Alors qu'Arte diffuse ce dimanche à 20h50 Drive de Nicolas Winding Refn, retour sur la critique de ce film incontournable parue en octobre 2011 dans Première.
Un homme solitaire, cascadeur pour le cinéma le jour et taxi pour braqueurs la nuit, tombe fou amoureux d'une voisine esseulée dont le mari taulard traîne une dette envers des mafieux. Lorsque la vie de celle qu'il aime est menacée, il met un coup de frein à sa carrière et des coups de boule aux méchants.
Nicolas Winding Refn a souvent signé des films trop beaux pour être vrais, un peu à la manière d'un adolescent cinéphile qui récite ses réalisateurs fétiches (Martin Scorsese pour la trilogie Pusher, David Lynch pour Inside Job, Kenneth Anger pour Bronson, Andrei Tarkovski pour Le Guerrier silencieux), avec le réalisme en horreur et un penchant prononcé pour la glaciation des cadres. Chez lui, film de Vikings rime avec élégie métaphysique et film de baston avec trip ésotérique. Un simple caprice virtuose de plus, et Winding Refn finissait dans la catégorie des faiseurs surdoués. Miracle : Drive, hâtivement présenté comme un pastiche des thrillers 80’s de William Friedkin et de Michael Mann, propulse enfin son auteur vers la stratosphère des grands. Comme Walter Hill dans Driver (1978), le cinéaste danois isole les figures stylistiques du western à l’intérieur d’un cadre urbain en faisant de son héros un cow-boy mélancolique et laconique, totalement melvillien. Qu’il saisisse un demi-sourire sur le visage de l’acteur ou le filme simplement de dos, au ralenti, et c’est un cataclysme. Gosling, magnétique, ravive le souvenir d’anciennes icônes (de Robert De Niro dans Taxi Driver à James Dean dans La Fureur de vivre en passant par Kurt Russell chez John Carpenter) et incarne comme personne le samouraï stoïque qui succombe au regard transi d’une femme en détresse (Carey Mulligan).

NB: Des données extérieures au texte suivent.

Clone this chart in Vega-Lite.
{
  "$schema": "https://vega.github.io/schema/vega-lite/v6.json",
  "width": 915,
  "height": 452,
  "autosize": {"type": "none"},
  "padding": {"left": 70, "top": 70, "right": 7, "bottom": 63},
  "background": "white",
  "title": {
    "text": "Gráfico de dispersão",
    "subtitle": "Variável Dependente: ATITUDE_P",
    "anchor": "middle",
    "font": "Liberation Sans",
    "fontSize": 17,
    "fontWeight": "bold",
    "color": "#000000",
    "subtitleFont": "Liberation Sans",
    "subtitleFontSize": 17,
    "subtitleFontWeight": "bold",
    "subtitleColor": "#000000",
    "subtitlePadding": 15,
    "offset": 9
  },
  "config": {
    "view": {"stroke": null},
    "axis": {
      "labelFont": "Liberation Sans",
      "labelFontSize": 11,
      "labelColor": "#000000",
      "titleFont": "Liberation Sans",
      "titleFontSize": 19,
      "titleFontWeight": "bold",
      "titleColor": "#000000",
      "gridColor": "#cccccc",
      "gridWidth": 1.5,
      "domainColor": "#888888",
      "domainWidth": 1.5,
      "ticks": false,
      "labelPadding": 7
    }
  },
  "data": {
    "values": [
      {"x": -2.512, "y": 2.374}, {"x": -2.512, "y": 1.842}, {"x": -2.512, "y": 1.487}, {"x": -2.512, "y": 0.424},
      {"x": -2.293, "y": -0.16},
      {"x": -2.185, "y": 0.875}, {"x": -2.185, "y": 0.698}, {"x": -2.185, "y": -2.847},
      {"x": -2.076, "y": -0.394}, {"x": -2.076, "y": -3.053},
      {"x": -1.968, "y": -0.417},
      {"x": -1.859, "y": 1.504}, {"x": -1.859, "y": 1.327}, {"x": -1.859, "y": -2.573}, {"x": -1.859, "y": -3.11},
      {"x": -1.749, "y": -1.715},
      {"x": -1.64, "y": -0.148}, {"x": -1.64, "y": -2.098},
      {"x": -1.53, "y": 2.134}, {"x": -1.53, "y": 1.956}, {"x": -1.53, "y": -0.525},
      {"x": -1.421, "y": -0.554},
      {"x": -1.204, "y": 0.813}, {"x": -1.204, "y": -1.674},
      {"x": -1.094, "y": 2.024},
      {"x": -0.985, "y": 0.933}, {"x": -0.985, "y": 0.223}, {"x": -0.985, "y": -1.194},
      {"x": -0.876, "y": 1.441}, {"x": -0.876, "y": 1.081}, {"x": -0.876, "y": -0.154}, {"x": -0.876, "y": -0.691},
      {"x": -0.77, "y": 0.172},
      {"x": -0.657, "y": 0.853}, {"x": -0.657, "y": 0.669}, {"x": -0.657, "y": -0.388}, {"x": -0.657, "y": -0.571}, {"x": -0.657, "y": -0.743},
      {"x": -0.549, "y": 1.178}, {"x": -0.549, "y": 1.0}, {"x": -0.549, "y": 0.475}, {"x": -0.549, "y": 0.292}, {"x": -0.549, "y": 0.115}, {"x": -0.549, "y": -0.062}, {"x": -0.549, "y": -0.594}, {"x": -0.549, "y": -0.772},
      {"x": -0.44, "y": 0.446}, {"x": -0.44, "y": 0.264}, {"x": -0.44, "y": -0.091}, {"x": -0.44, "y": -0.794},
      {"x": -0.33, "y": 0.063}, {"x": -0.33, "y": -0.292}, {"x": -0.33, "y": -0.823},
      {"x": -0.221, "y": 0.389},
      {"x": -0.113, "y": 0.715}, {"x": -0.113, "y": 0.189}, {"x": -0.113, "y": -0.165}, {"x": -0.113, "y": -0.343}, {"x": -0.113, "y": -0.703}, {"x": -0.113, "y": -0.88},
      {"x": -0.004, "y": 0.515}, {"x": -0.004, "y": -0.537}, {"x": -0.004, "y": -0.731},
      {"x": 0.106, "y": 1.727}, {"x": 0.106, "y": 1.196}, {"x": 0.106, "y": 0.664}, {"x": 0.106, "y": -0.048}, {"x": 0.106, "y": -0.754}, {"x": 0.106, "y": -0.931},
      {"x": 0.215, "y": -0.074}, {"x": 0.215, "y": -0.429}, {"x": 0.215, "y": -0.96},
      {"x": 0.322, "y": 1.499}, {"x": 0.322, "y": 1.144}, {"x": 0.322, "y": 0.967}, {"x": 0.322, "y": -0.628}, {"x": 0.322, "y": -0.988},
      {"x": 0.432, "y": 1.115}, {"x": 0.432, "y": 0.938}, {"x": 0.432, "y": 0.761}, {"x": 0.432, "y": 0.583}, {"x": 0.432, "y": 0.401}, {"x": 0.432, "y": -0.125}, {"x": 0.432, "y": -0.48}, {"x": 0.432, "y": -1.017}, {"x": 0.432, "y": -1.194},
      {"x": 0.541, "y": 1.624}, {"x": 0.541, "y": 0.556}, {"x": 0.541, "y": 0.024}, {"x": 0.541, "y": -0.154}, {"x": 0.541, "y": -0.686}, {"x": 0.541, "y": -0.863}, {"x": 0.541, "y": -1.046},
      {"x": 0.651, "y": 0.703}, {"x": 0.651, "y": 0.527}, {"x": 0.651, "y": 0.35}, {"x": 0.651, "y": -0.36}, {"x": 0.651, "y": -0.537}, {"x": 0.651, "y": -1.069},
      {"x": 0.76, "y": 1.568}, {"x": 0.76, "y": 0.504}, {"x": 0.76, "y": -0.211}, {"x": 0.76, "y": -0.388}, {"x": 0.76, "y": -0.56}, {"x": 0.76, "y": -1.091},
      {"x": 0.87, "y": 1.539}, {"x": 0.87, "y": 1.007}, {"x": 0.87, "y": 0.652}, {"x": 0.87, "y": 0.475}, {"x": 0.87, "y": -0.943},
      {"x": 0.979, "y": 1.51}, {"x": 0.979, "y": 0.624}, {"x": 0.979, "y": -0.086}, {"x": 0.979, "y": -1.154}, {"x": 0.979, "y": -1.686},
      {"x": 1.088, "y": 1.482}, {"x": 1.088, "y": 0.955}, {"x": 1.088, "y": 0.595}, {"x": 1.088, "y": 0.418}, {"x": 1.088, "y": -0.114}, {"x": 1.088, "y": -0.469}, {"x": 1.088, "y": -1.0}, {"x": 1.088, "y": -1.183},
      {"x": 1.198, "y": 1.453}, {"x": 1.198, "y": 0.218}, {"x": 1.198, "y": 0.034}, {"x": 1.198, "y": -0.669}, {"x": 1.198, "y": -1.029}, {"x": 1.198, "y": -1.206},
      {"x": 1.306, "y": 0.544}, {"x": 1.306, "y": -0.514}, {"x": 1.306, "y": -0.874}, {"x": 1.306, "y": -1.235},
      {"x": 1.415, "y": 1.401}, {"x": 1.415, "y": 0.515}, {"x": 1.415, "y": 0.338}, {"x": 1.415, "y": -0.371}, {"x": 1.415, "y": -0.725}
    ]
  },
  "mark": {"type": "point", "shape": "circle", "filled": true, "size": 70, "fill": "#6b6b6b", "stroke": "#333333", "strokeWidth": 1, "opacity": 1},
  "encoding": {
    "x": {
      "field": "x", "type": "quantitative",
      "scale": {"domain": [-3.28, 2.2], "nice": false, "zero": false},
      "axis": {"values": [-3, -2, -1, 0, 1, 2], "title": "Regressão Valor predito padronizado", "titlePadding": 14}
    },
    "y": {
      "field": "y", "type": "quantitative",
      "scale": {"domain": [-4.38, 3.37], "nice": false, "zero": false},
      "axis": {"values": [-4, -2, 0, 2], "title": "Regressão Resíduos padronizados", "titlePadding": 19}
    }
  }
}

Ce regard-là, c’est aussi celui de Winding Refn, qui filme l’ange Gosling, à la fois exterminateur et protecteur, dans le même état de cristallisation amoureuse que son héroïne. Grâce à cette osmose, Drive, polar ultra burné, carbure au féminin. Au fond, le vernis sanguinolent de la série B n’est qu’un cache-sexe qui dissimule la romance entre deux amants maudits dans le tumulte d’un Los Angeles à la fois interlope et cotonneux, à la recherche d’un éden à des années-lumière de ce monde. La beauté de Drive réside finalement dans cette fusion rose bonbon et noir désir, dans ce mélange de délicatesse et d’ultraviolence qui pourrait célébrer les noces entre Sofia Coppola et Quentin Tarantino.
Un amour des extrêmes qui atteint son paroxysme dans une inoubliable séquence d'ascenseur où un baiser sublime le dispute à un défonçage de tronche façon Gaspar Noé. Glamour à mort.